The team also measured how much of the CO2 was made up of carbon-13, a slightly heavier version of the element, which has 13 neutrons instead of the usual 12. They discovered Poás had a significantly higher carbon-13 content in 2019 compared to data collected just a week before the 2017 explosion. That’s notable, D’Arcy says, because it suggests that carbon-13 levels may deplete shortly before eruptions and rise during quieter times—something that would be useful to track with future drone flights.

“Being able to use drones to sample these gases helps us get a feel for the mechanisms that might lead to an eruption—and do that in a safe way,” says Benjamin Jordan, a volcanologist at Brigham Young University-Hawaii who was not involved in the work.

Photograph: Robert Bogue

Drones, though, have their own challenges: At Poás, D’Arcy’s team lost three. (One flew out of range and stopped responding to signals, and another’s rotor got tangled up with its gas sampling apparatus and crash-landed. A third, sent out to locate the second, just randomly fell out of the sky.) Still, the equipment is relatively easy to replace, priced at only a few thousand dollars a pop—cheap by research standards. “The cost of a human life is infinite,” Jordan says. “By using drones, you eliminate that risk.”

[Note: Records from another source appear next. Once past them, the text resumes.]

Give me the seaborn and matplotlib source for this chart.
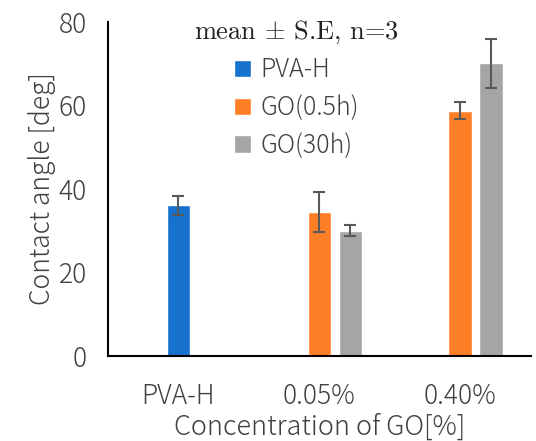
import numpy as np
import pandas as pd
import matplotlib
matplotlib.use("Agg")
import matplotlib.pyplot as plt
import seaborn as sns

# data (mean ± S.E, n=3)
categories = ["PVA-H", "0.05%", "0.40%"]
series = ["PVA-H", "GO(0.5h)", "GO(30h)"]
bar_category = ["PVA-H", "0.05%", "0.05%", "0.40%", "0.40%"]
bar_series = ["PVA-H", "GO(0.5h)", "GO(30h)", "GO(0.5h)", "GO(30h)"]
mean_angle = [36.0, 34.4, 30.0, 58.7, 70.0]
se_angle = [2.2, 4.8, 1.3, 2.1, 5.9]
colors = ["#1672CC", "#FF7F27", "#A5A5A5"]

# Excel-like slot layout: blue/orange centred on category, gray to the right
slot_offset = {"PVA-H": 0.0, "GO(0.5h)": 0.0, "GO(30h)": 0.22}

df = pd.DataFrame({
    "category": bar_category,
    "series": bar_series,
    "angle": mean_angle,
    "se": se_angle,
})
df["pos"] = df["category"].map(categories.index) + df["series"].map(slot_offset)

sns.set_style("white")
plt.rcParams["font.family"] = ["Noto Sans CJK JP", "DejaVu Sans"]
plt.rcParams["font.weight"] = "light"
plt.rcParams["axes.labelweight"] = "light"
plt.rcParams["mathtext.fontset"] = "cm"
text_color = "#404040"

fig = plt.figure(figsize=(5.36, 4.41), dpi=100)
ax = fig.add_axes([0.2015, 0.193, 0.789, 0.758])

sns.barplot(data=df, x="pos", y="angle", hue="series", hue_order=series,
            palette=colors, native_scale=True, dodge=False, width=0.77,
            errorbar=None, saturation=1, ax=ax)
ax.errorbar(df["pos"], df["angle"], yerr=df["se"], fmt="none",
            ecolor="#595959", elinewidth=1.5, capsize=4.3, capthick=1.5)

ax.set_xlim(-0.5, 2.5)
ax.set_ylim(0, 80)
ax.set_yticks(np.arange(0, 81, 20))
ax.set_xticks(range(len(categories)))
ax.set_xticklabels(categories)
ax.tick_params(axis="both", length=0, labelsize=19, colors=text_color)
ax.tick_params(axis="x", pad=19)
ax.tick_params(axis="y", pad=15)
ax.set_xlabel("Concentration of GO[%]", fontsize=19.5, color=text_color,
              fontweight="light", labelpad=2)
ax.set_ylabel("Contact angle [deg]", fontsize=19, color=text_color,
              fontweight="light", labelpad=2)

sns.despine(ax=ax)
for side in ["left", "bottom"]:
    ax.spines[side].set_color("black")
    ax.spines[side].set_linewidth(1.5)

leg = ax.legend(title="mean $\\pm$ S.E, n=3",
                loc="upper center", bbox_to_anchor=(0.445, 1.01),
                frameon=False, fontsize=18, handlelength=0.7,
                handleheight=0.7, handletextpad=0.35, labelspacing=0.45,
                borderpad=0, borderaxespad=0)
leg.get_title().set_fontsize(19)
leg.get_title().set_family(["cmr10", "DejaVu Serif"])
leg.get_title().set_color("#202020")
for t in leg.get_texts():
    t.set_color(text_color)

fig.savefig("out.png", dpi=100)
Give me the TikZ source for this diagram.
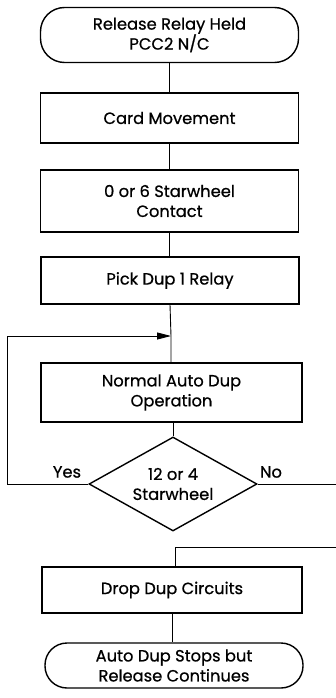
\documentclass[tikz,border=0pt]{standalone}
\usepackage{fontspec}
\newfontfamily\chartfont{Poppins}[FakeBold=0.7]
\usetikzlibrary{shapes.geometric,arrows.meta}
\begin{document}
\begin{tikzpicture}[x=1pt,y=-1pt,
  every node/.style={font=\chartfont\fontsize{16.3}{20}\selectfont, align=center, inner sep=0pt},
  proc/.style={draw, line width=1.4pt, minimum width=258pt},
  term/.style={draw, line width=1.4pt, rounded corners=24pt, minimum width=258pt},
  dec/.style={draw, diamond, line width=1.4pt, minimum width=168pt, minimum height=94pt, aspect=1.8},
  conn/.style={line width=0.9pt}]
\useasboundingbox (0,0) rectangle (336,698);
\node[term, minimum height=55pt] (t1) at (169.5,35) {Release Relay Held\\PCC2 N/C};
\node[proc, minimum height=50pt] (b1) at (169.5,118) {Card Movement};
\node[proc, minimum height=62pt] (b2) at (169.5,201) {0 or 6 Starwheel\\Contact};
\node[proc, minimum height=47pt] (b3) at (170,280.5) {Pick Dup 1 Relay};
\node[proc, minimum width=261pt, minimum height=59pt] (b4) at (171.5,392.5) {Normal Auto Dup\\Operation};
\node[dec] (d) at (173,484) {12 or 4\\Starwheel};
\node[proc, minimum width=260pt, minimum height=46pt] (b5) at (172,590) {Drop Dup Circuits};
\node[term, minimum height=45pt, rounded corners=22pt] (t2) at (174,665.5) {Auto Dup Stops but\\Release Continues};
\node (yes) at (67,472) {Yes};
\node (no) at (271,472) {No};
\coordinate (m) at (171,336);
\coordinate (lft) at (7,484);
\coordinate (nr) at (336,484);
\coordinate (rr) at (336,547);
\coordinate (jn) at (175,547);
\draw[conn] (t1.south) -- (t1.south |- b1.north);
\draw[conn] (b1.south) -- (b1.south |- b2.north);
\draw[conn] (b2.south) -- (b2.south |- b3.north);
\draw[conn] (b3.south) -- (m) -- (m |- b4.north);
\draw[conn] (b4.south -| d.north) -- (d.north);
\draw[conn, -{Triangle[length=14pt,width=7pt]}] (d.west) -- (lft) |- (m);
\draw[conn] (d.east) -- (nr);
\draw[conn] (rr) -- (jn) -- (jn |- b5.north);
\draw[conn] (b5.south) -- (b5.south |- t2.north);
\end{tikzpicture}
\end{document}
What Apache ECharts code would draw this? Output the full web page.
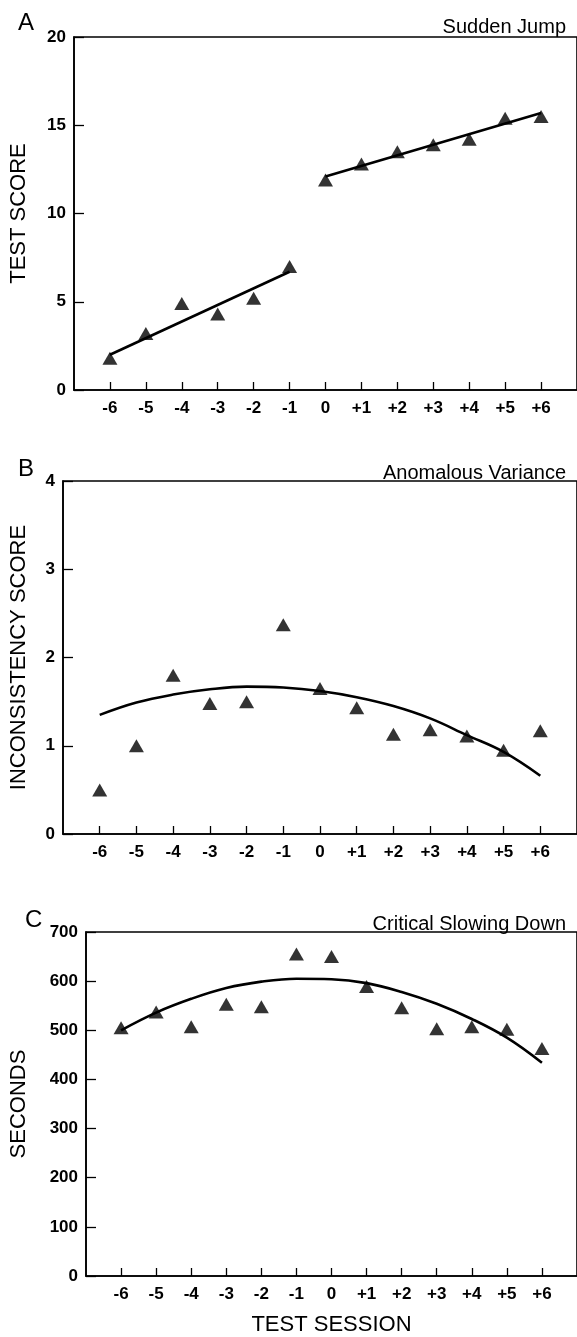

Researchers may never stop exploring the insides of volcanoes; it’s undoubtedly dangerous, but the experience is also unlike any other. “It’s very humbling,” says de Moor, who makes his way into Poás about once a month. “An almost spiritual feeling because you don’t really feel like you belong in this place, in such a hostile environment.”

He imagines that one day, volcanic drone technology might resemble something out of a sci-fi flick: sophisticated, self-flying gadgets optimized to withstand the hellish conditions of Earth’s most violent eruptions. “And then,” de Moor says, “we are going to learn a lot.”